H&M will roll out its Fair Wage Method to all strategic suppliers by 2018 at the latest, having trialled it with three factories in Bangladesh and Cambodia last year.

The method, developed by the independent organisation Fair Wage Network, aims to improve pay structures and wage levels in the supply chain by taking factories through five stages: assessment, including interviews with workers; training; remediation; implementation of a fairer wage; and a final impact assessment.

H&M, which defines a fair wage as one that covers basic needs for the worker and their family, as well as providing some discretionary income, said it will introduce this approach to 60 factories this year.

At the launch of its Conscious Actions Sustainability Report 2014 in London today (April 9), the Swedish fast fashion retailer also revealed it is working with the International Labour Organisation to strengthen employee negotiations and improve working conditions in global garment production.

It has added second tier fabric and yarn suppliers to its public factory list, having first published a list of garment suppliers it works with in 2013.
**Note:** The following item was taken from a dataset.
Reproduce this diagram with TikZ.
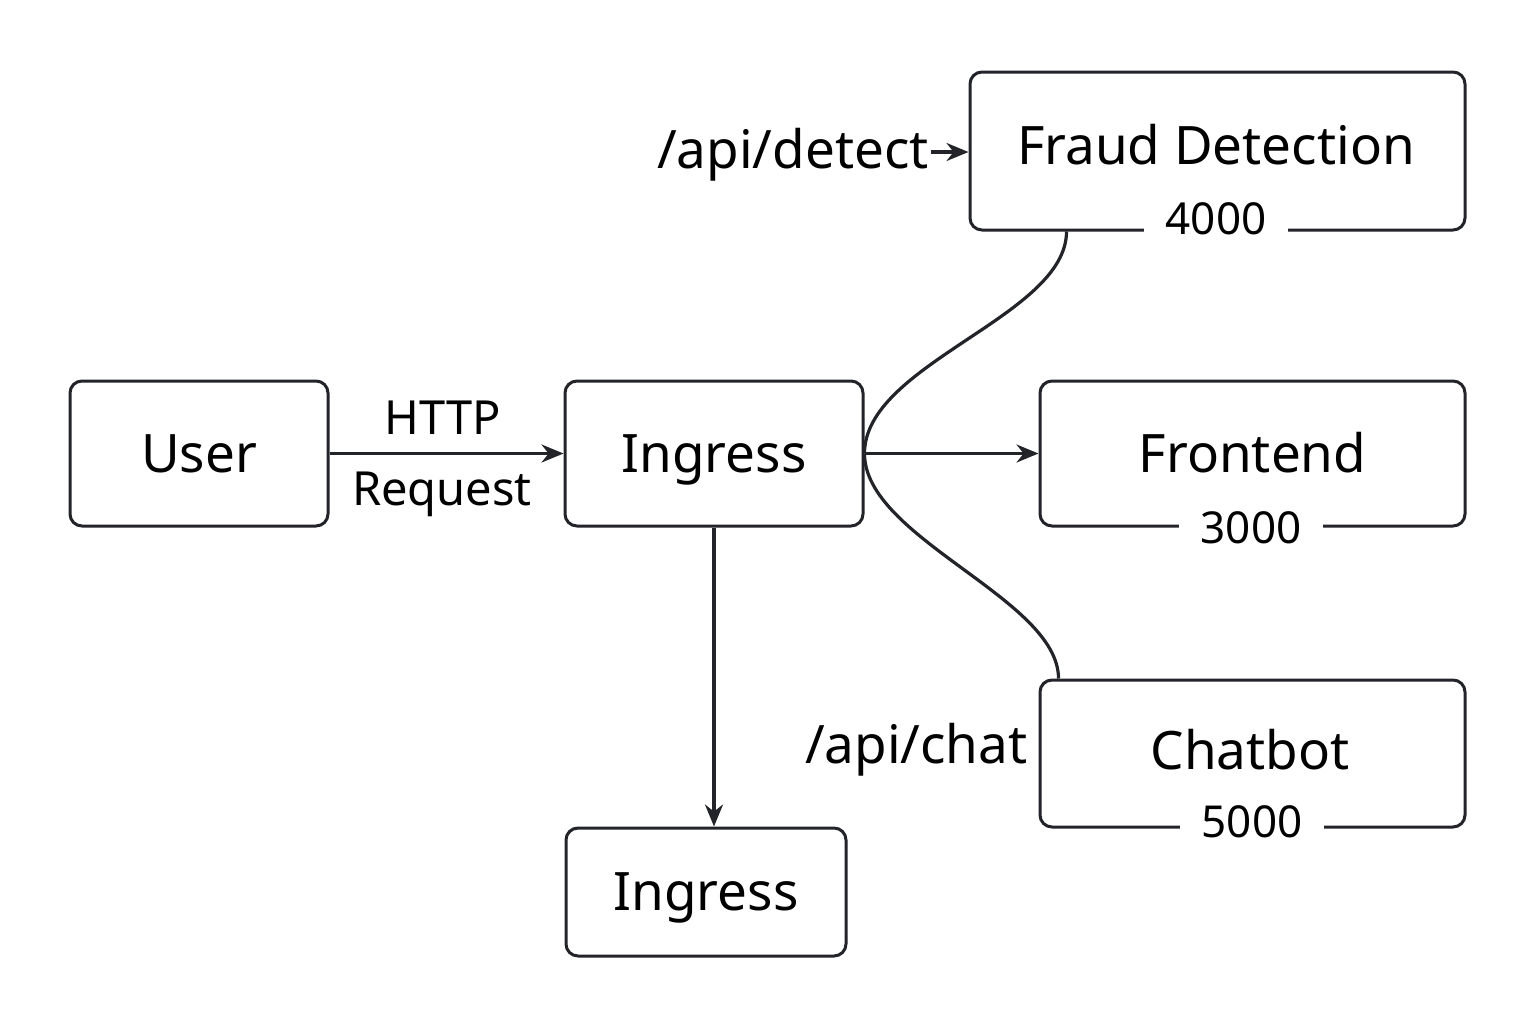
\documentclass[tikz,border=0pt]{standalone}
\usepackage{fontspec}
\setmainfont{Noto Sans}
\usetikzlibrary{arrows.meta,calc}
\definecolor{ink}{HTML}{23242A}
\begin{document}
\begin{tikzpicture}[x=0.5pt,y=-0.5pt,
  box/.style={draw=ink,line width=1.5pt,rounded corners=6pt,fill=white,inner sep=0pt,text height=22pt,text depth=3.1pt,font=\fontsize{26.5}{30}\selectfont},
  port/.style={fill=white,inner xsep=11pt,inner ysep=1pt,text height=18pt,text depth=2.3pt,font=\fontsize{22}{24}\selectfont,text=black},
  lbl/.style={inner sep=0pt,text height=22pt,text depth=3.1pt,font=\fontsize{26.5}{30}\selectfont},
  elbl/.style={inner sep=0pt,text height=20pt,text depth=3.2pt,font=\fontsize{23.5}{26}\selectfont},
  conn/.style={draw=ink,line width=1.6pt},
  arr/.style={conn,-{Stealth[length=11pt,width=9pt]}}]
\useasboundingbox (0,0) rectangle (1536,1024);
% boxes
\node[box,minimum width=129pt,minimum height=72.5pt] (user) at (199,453.5) {User};
\node[box,minimum width=149pt,minimum height=72.5pt] (ingress) at (714,453.5) {Ingress};
\node[box,minimum width=247.5pt,minimum height=79pt] (fraud) at (1217.5,151) {};
\node[lbl] (fraudt) at (1216,146) {Fraud Detection};
\node[box,minimum width=212.5pt,minimum height=72.5pt] (frontend) at (1252.5,453.5) {Frontend};
\node[box,minimum width=212.5pt,minimum height=73.5pt] (chatbot) at (1252.5,753.5) {};
\node[lbl] (chatbott) at (1250,751) {Chatbot};
\node[box,minimum width=140pt,minimum height=64pt] (ingress2) at (706,892) {Ingress};
% port labels on borders
\node[port] (p4000) at (1216,219) {4000};
\node[port] (p3000) at (1251,528) {3000};
\node[port] (p5000) at (1252,822) {5000};
% edge labels
\node[elbl] (http) at (443,418) {HTTP};
\node[elbl] (req) at (442,489) {Request};
\node[lbl,anchor=east] (detect) at (929,150) {/api/detect};
\node[lbl,anchor=east] (chat) at (1028,745) {/api/chat};
% connectors
\draw[arr] (user.east) -- (ingress.west);
\draw[arr] (ingress.east) -- (frontend.west);
\draw[arr] (ingress.south) -- (ingress.south |- ingress2.north);
\draw[arr] ($(detect.east)+(2,2)$) -- ($(detect.east -| fraud.west)+(0,2)$);
\draw[conn] (ingress.east) .. controls ($(ingress.east)+(0,-90)$) and ($(fraud.south west)+(98,85)$) .. ($(fraud.south west)+(98,0)$);
\draw[conn] (ingress.east) .. controls ($(ingress.east)+(0,85)$) and ($(chatbot.north west)+(20,-80)$) .. ($(chatbot.north west)+(20,0)$);
\end{tikzpicture}
\end{document}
The group is the number one user of certified organic cotton in the world, and 21.1% of its cotton is now either certified organic, recycled or grown under the Better Cotton Initiative. It aims to increase this to 100% by 2020.

Last year, the group introduced organic leather and organic silk to its collections and, this year, it has sourced sustainable embellishments made from post-consumer recycled waste such as recycled plastic bottles.

Last year the group collected more than 7,600 tonnes of unwanted garments in stores, which equates to the amount of fabric in over 38 million T-shirts. It is aiming to increase the amount of products made from recycled fabrics by at least 300% by the end of this year.

Ana-Sofie Johansson, creative advisor at H&M, said: “New fabrics are sometimes more expensive, but we want to make them trickle down to all of our collections, so we see this as an investment for the future.

“Sustainability and more sustainable choices shouldn’t be too expensive for our customers.”

H&M’s most recent Conscious Exclusive collection for spring 15 launches in 200 stores worldwide and online from April 16.


Readers' comments (1)

  • Very admirable until they realise many of their prices will go up-the reason why so many retailers ditched organic cotton before. Say hello to inflation!